Rabinowitch, a classically trained flutist, became interested in the connection between music and social behavior as an undergraduate psychology student when she volunteered with children with physical and emotional disabilities and saw how music influenced their emotional communication and social interactions. She wrote her doctoral dissertation on how music interaction enhances empathy in children. 

“When I did that research,” she said, “I noticed that I was always going back to playing rhythm games with them. I felt that there was something in the rhythm, in the synchrony itself that made a difference and that taught them something about how to communicate and listen. So, I continued in my postdoc to study synchrony specifically.” 

Rabinowitch said many studies on the effect of music in creating cooperation among adults have been conducted and the results are the same. In a paper she authored in 2020, about whether music can effect social change, she writes that music has accompanied human civilization since its beginning and likely played an important role in forging human social behavior.  

Music has a lot of potential to foster cooperation, Rabinowitch said. “Music has an ability that’s much more than just synchrony … It’s social glue,” she said. 

“It’s this incredibly simple mechanism. … We’re just doing the same thing at the same time.” This mechanism can support all ages, she said. “It works with adults, it works with kids, it even works with babies. A study of 14-month-old toddlers showed that being bounced in synchrony enhanced their helping behavior,” she added. 

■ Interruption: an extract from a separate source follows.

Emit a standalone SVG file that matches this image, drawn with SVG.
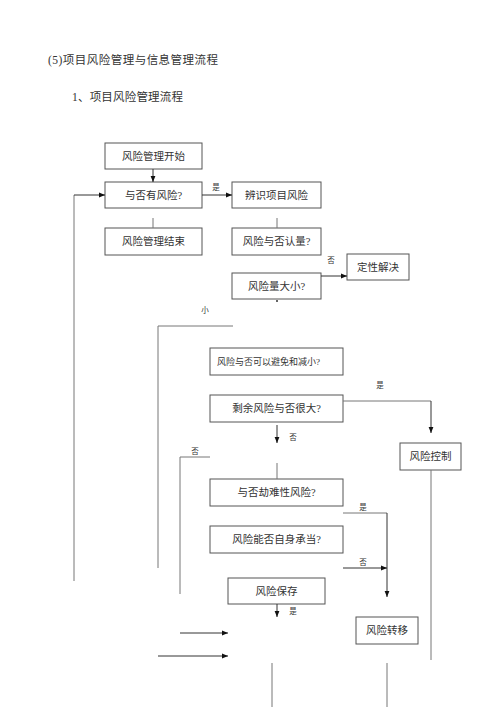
<svg xmlns="http://www.w3.org/2000/svg" width="500" height="707" viewBox="0 0 500 707">
<defs>
<marker id="ah" viewBox="0 0 10 10" refX="10" refY="5" markerWidth="6" markerHeight="6" orient="auto" markerUnits="userSpaceOnUse"><path d="M0,1 L10,5 L0,9 z" fill="#111"/></marker>
</defs>
<style>
text{font-family:"Liberation Serif","Noto Sans CJK SC",serif;fill:#333}
.box rect{fill:#fff;stroke:#555;stroke-width:1}
.box text{font-size:10.5px;text-anchor:middle}
.ln{fill:none;stroke:#777;stroke-width:1}
.ar{fill:none;stroke:#333;stroke-width:1;marker-end:url(#ah)}
.lb{font-size:7.5px;text-anchor:middle}
.title{font-size:11.5px}
</style>
<rect width="500" height="707" fill="#fff"/>
<text class="title" x="48" y="64" textLength="170" lengthAdjust="spacing">(5)项目风险管理与信息管理流程</text>
<text class="title" x="72" y="101" textLength="111" lengthAdjust="spacing">1、项目风险管理流程</text>

<g id="n1" class="box"><rect x="105" y="143" width="97" height="26"/><text x="153.5" y="160">风险管理开始</text></g>
<g id="n2" class="box"><rect x="105" y="182" width="97" height="26"/><text x="153.5" y="199">与否有风险?</text></g>
<g id="n3" class="box"><rect x="232" y="182" width="89" height="26"/><text x="276.5" y="199">辨识项目风险</text></g>
<g id="n4" class="box"><rect x="105" y="228" width="97" height="27"/><text x="153.5" y="245">风险管理结束</text></g>
<g id="n5" class="box"><rect x="232" y="228" width="89" height="27"/><text x="276.5" y="245">风险与否认量?</text></g>
<g id="n6" class="box"><rect x="347" y="254" width="62" height="26"/><text x="378" y="271">定性解决</text></g>
<g id="n7" class="box"><rect x="232" y="273" width="89" height="26"/><text x="276.5" y="290">风险量大小?</text></g>
<g id="n8" class="box"><rect x="210" y="348" width="133" height="27"/><text x="217" y="365" style="font-size:9px;text-anchor:start">风险与否可以避免和减小?</text></g>
<g id="n9" class="box"><rect x="210" y="395" width="133" height="27"/><text x="276.5" y="412">剩余风险与否很大?</text></g>
<g id="n10" class="box"><rect x="400" y="443" width="61" height="27"/><text x="430.5" y="460">风险控制</text></g>
<g id="n11" class="box"><rect x="210" y="479" width="133" height="27"/><text x="276.5" y="496">与否劫难性风险?</text></g>
<g id="n12" class="box"><rect x="210" y="526" width="133" height="27"/><text x="276.5" y="543">风险能否自身承当?</text></g>
<g id="n13" class="box"><rect x="228" y="578" width="97" height="26"/><text x="276.5" y="595">风险保存</text></g>
<g id="n14" class="box"><rect x="356" y="617" width="62" height="27"/><text x="387" y="634">风险转移</text></g>

<g id="connectors">
<path class="ar" d="M153,169 V182"/>
<path class="ar" d="M202,195 H232"/>
<path class="ln" d="M153,218 V228"/>
<path class="ln" d="M277,218 V228"/>
<path class="ln" d="M74,581 V195"/>
<path class="ar" d="M74,195 H105"/>
<path class="ar" d="M321,276 H347"/>
<circle cx="277" cy="301" r="1" fill="#333"/>
<path class="ln" d="M233,326 H158 V568"/>
<path class="ln" d="M343,401 H431"/>
<path class="ar" d="M431,401 V433"/>
<path class="ln" d="M431,470 V660"/>
<path class="ar" d="M277,425 V443"/>
<path class="ln" d="M210,457 H180 V594"/>
<path class="ln" d="M277,463 V479"/>
<path class="ln" d="M343,513 H387"/>
<path class="ar" d="M387,513 V597"/>
<path class="ar" d="M343,568 H387"/>
<path class="ar" d="M277,604 V617"/>
<path class="ar" d="M180,633 H228"/>
<path class="ar" d="M158,656 H228"/>
<path class="ln" d="M272,663 V707"/>
<path class="ln" d="M387,663 V707"/>
</g>

<text class="lb" x="216" y="190">是</text>
<text class="lb" x="331" y="263">否</text>
<text class="lb" x="205" y="313">小</text>
<text class="lb" x="380" y="388">是</text>
<text class="lb" x="293" y="440">否</text>
<text class="lb" x="195" y="454">否</text>
<text class="lb" x="363" y="510">是</text>
<text class="lb" x="363" y="565">否</text>
<text class="lb" x="293" y="614">是</text>
</svg>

Though there is still much to be understood about the mechanisms that link music and social behaviors, Rabinowitch’s studies underscore how uncomplicated, simple and profound it can be to bring people together. She isn’t suggesting a swing in every office, or drum circles in every school. Nor is she saying that synchronous movement is the answer to world peace. But it might be a start. 

“I would love to say something stronger about politics, about how this could be used in very different contexts in the longer term. But I’m not confident enough of the science to say that yet. It is something one can dream about,” she said.